The earliest reference to the puzzle that I have found is in a religion column by the Rev. John F. Anderson in the Dallas Morning News of 30 October 1954. Anderson relates an account, real or imagined, of a Massachusetts Institute of Technology professor using the puzzle in a class with graduate students. He uses go outside the dots; the think would come a bit later:
“But prof,” one student protested, “that is not fair. You went outside the dots.”
“Who said you couldn’t?” was his disarming reply.
“Young men,” he continued, “we are not here to go through old routines. Don’t let your thinking be contained in a small square of knowledge. Learn to go “outside the dots” and you may be the one to solve some of man’s most puzzling problems.
A later use (see below) of the phrase by another preacher, makes me think the anecdote may have circulated in volumes of sermon illustrations that provide preachers with ideas for sermons.
But within a decade the puzzle and its accompanying lesson starts appearing in business management courses. From an article about just such a course in the 18 April 1963 Springfield Union:
We must ask ourselves: “What are the actual boundaries of the problem?” Perhaps, some of you have seen this little problem before. Here are nine dots, arranged in a square[.]
The problem is to connect all the dots by drawing four straight lines without removing the chalk from the black board and without retracing. Try it!
Did you first attempt to draw the lines within the boundaries of the nine dots? There is no rule that requires it. The solution demands that some of the lines extend into the space outside the dots.
And again from the Dallas Morning News, this time of 15 May 1964, is this list of courses at a conference of women accountants:
Speakers and their subjects will be Miss Ouida Albright of Fort Worth, Effective Use of Your Time; Mrs. Lauer, Managerial Accounting; Miss Ruth Reynolds of Tulsa, Okla., Internal Controls; Mrs. Engel, How to Conduct a Conference; Mrs. Mary Crowley, Going Outside the Dots, and C.L. Bateman of Tulsa, Cost Reduction in the Office.
But we don’t have the full think outside the dots. That comes by 23 May 1970 in a column in the Ottawa Journal. It uses the phrase, but the column makes no explicit reference to or explanation of the puzzle. The writer assumes the reader is familiar with it, or at least with the concept:
The problem, says William Davd [sic] Hopper, is to think “outside the dots” about questions of how to feed a hungry world.

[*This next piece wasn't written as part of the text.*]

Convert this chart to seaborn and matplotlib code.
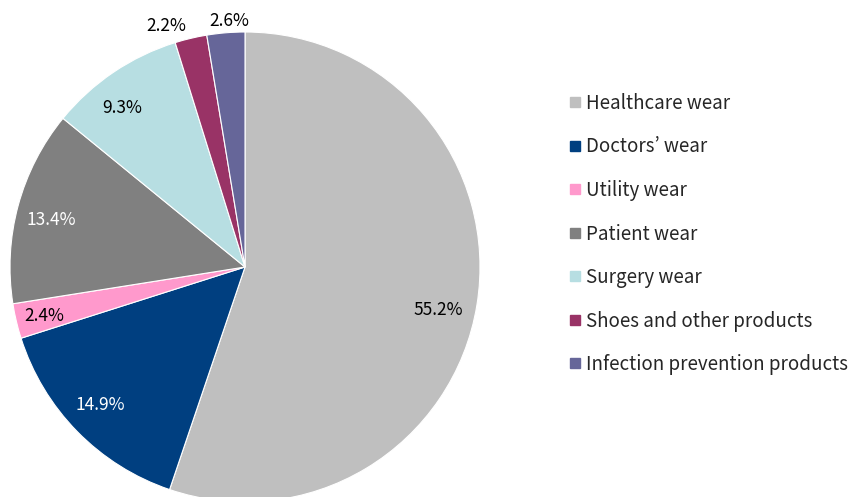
import matplotlib
matplotlib.use("Agg")
import matplotlib.pyplot as plt
from matplotlib.lines import Line2D
import numpy as np
import seaborn as sns

categories = ["Healthcare wear", "Doctors\u2019 wear", "Utility wear", "Patient wear",
              "Surgery wear", "Shoes and other products", "Infection prevention products"]
shares = [55.2, 14.9, 2.4, 13.4, 9.3, 2.2, 2.6]
colors = ["#BFBFBF", "#003F80", "#FF99CC", "#808080", "#B7DEE2", "#993366", "#666699"]
label_colors = ["black", "white", "black", "white", "black", "black", "black"]
label_radius = [0.84, 0.85, 0.88, 0.85, 0.855, 1.08, 1.05]
label_angle_shift = [-3.1, -0.7, 0.5, 1.6, 3.7, 4.7, -1.1]

sns.set_theme(style="white")
plt.rcParams["font.family"] = ["Noto Sans CJK JP", "DejaVu Sans"]

W, H = 848, 497
fig = plt.figure(figsize=(W / 100, H / 100), dpi=100)
ax = fig.add_axes([10 / W, -5 / H, 470 / W, 470 / H])

wedges, texts, autotexts = ax.pie(
    shares, colors=colors, startangle=90, counterclock=False,
    autopct=lambda p: f"{p:.1f}%", pctdistance=1.0,
    wedgeprops=dict(edgecolor="white", linewidth=0.8),
    textprops=dict(fontsize=12.5))
for w, t, c, r, s in zip(wedges, autotexts, label_colors, label_radius, label_angle_shift):
    ang = np.deg2rad((w.theta1 + w.theta2) / 2 + s)
    t.set_position((r * np.cos(ang), r * np.sin(ang)))
    t.set_color(c)
ax.set_xlim(-1, 1)
ax.set_ylim(-1, 1)
ax.set_aspect("equal")
ax.axis("off")

handles = [Line2D([0], [0], marker="s", linestyle="none", markersize=7,
                  markerfacecolor=c, markeredgecolor=c) for c in colors]
fig.legend(handles, categories, loc="upper left", bbox_to_anchor=(569 / W, 1 - 93 / H),
           frameon=False, fontsize=13.5, labelspacing=1.2, handlelength=0.6,
           handletextpad=0.3, borderaxespad=0, borderpad=0)

fig.savefig("out.png", dpi=100)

He means that the need is to think imaginatively, creatively about the development of less-developed countries, and not merely to keep pouring more money and technology into patterns of foreign aid established, not very successfully, over the past 20 years.
While the column co-locates all the words in the phrase, its use of quotation marks separates think from outside the dots, indicating that the think was not yet part of the standard phrasing.
We get the complete phrase by 6 July 1980, when it appears in another newspaper column, this time in the Miami Herald:
Mrs. Roe was my English teacher in junior high school in Miami. One dictum ruled her classroom—and, I suspect, her life—and occasionally in a fit of passion she’d scrawl on the blackboard in letters a foot high: THINK OUTSIDE THE DOTS!
More often she uttered it—hurled it, really—and everyone came to know the pattern, to watch for it, to even relish it. She’d ask a question, get no response. A minute would pass while she still stared at us: a hush would fall. Then all at once she’d cry, “Think outside the dots! Think outside the dots!”